_Dataset extract:_
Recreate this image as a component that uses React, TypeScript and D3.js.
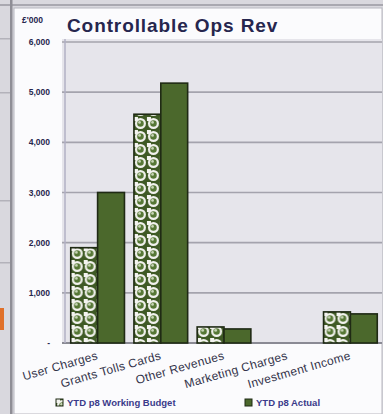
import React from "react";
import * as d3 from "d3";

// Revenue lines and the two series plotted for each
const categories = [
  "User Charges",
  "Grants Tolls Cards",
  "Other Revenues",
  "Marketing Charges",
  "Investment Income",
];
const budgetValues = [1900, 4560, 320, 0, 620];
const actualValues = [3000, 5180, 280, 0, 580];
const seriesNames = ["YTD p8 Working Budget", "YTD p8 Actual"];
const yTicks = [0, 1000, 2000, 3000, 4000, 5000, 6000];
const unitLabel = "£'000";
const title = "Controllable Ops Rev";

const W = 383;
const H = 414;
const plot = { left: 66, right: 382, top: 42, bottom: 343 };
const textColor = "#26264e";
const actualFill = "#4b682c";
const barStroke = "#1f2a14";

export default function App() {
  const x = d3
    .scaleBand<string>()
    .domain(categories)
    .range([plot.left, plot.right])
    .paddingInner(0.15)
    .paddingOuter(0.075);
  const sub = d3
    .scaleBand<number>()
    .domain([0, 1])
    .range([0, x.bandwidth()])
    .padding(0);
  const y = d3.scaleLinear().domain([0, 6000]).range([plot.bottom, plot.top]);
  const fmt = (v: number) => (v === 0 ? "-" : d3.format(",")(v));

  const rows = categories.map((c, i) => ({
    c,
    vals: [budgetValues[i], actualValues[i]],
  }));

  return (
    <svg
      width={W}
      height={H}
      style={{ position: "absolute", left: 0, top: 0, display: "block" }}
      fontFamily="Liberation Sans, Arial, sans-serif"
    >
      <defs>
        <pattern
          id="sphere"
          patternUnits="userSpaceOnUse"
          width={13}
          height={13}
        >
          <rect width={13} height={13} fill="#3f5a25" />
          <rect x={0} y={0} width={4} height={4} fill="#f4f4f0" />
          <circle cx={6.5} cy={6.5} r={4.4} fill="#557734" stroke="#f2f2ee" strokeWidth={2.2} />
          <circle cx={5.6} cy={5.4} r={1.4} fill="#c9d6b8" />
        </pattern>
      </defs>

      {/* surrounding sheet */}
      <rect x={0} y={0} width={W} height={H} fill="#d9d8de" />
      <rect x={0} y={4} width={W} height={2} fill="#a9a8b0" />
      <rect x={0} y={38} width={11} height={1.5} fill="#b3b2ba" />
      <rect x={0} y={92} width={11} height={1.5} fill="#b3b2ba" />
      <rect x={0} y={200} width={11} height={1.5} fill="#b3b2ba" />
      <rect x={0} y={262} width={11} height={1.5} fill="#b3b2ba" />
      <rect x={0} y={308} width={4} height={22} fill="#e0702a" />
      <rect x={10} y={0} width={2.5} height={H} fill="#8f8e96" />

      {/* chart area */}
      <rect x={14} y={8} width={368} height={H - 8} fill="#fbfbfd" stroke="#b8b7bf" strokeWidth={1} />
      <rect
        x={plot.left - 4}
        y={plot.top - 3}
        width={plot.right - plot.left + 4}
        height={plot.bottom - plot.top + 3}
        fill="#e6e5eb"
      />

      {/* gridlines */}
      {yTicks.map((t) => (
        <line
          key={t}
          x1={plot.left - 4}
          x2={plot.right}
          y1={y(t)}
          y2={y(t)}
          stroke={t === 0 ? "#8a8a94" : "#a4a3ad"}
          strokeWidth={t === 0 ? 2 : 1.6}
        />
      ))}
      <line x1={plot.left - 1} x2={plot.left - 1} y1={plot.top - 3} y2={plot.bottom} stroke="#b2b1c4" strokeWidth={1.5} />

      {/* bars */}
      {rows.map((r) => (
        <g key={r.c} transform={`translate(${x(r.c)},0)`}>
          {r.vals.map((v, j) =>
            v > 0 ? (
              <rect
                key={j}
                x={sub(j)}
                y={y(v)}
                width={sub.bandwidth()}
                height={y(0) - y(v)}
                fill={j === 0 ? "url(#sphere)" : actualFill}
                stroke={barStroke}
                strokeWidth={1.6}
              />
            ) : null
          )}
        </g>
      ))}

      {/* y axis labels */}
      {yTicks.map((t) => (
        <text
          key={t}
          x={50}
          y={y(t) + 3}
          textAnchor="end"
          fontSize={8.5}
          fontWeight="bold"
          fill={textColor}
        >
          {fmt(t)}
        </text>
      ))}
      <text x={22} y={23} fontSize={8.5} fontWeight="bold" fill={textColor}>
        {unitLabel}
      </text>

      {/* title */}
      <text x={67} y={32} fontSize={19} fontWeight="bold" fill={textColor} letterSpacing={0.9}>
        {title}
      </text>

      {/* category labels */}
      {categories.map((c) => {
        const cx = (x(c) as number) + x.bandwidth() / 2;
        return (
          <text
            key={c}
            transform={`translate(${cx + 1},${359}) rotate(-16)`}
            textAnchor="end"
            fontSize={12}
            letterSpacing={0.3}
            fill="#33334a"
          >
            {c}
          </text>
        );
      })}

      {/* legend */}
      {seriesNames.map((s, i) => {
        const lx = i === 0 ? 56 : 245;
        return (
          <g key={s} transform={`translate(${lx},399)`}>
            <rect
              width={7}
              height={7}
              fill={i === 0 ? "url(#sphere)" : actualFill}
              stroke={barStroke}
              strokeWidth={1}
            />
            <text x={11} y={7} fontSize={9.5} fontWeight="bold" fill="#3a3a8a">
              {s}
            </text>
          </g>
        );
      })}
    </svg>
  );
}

_Set task:_ From the first line above through the line containing "import * as", copy everything exactly, without the pictures.

_Answer in full:_
Recreate this image as a component that uses React, TypeScript and D3.js.
import React from "react";
import * as d3 from "d3";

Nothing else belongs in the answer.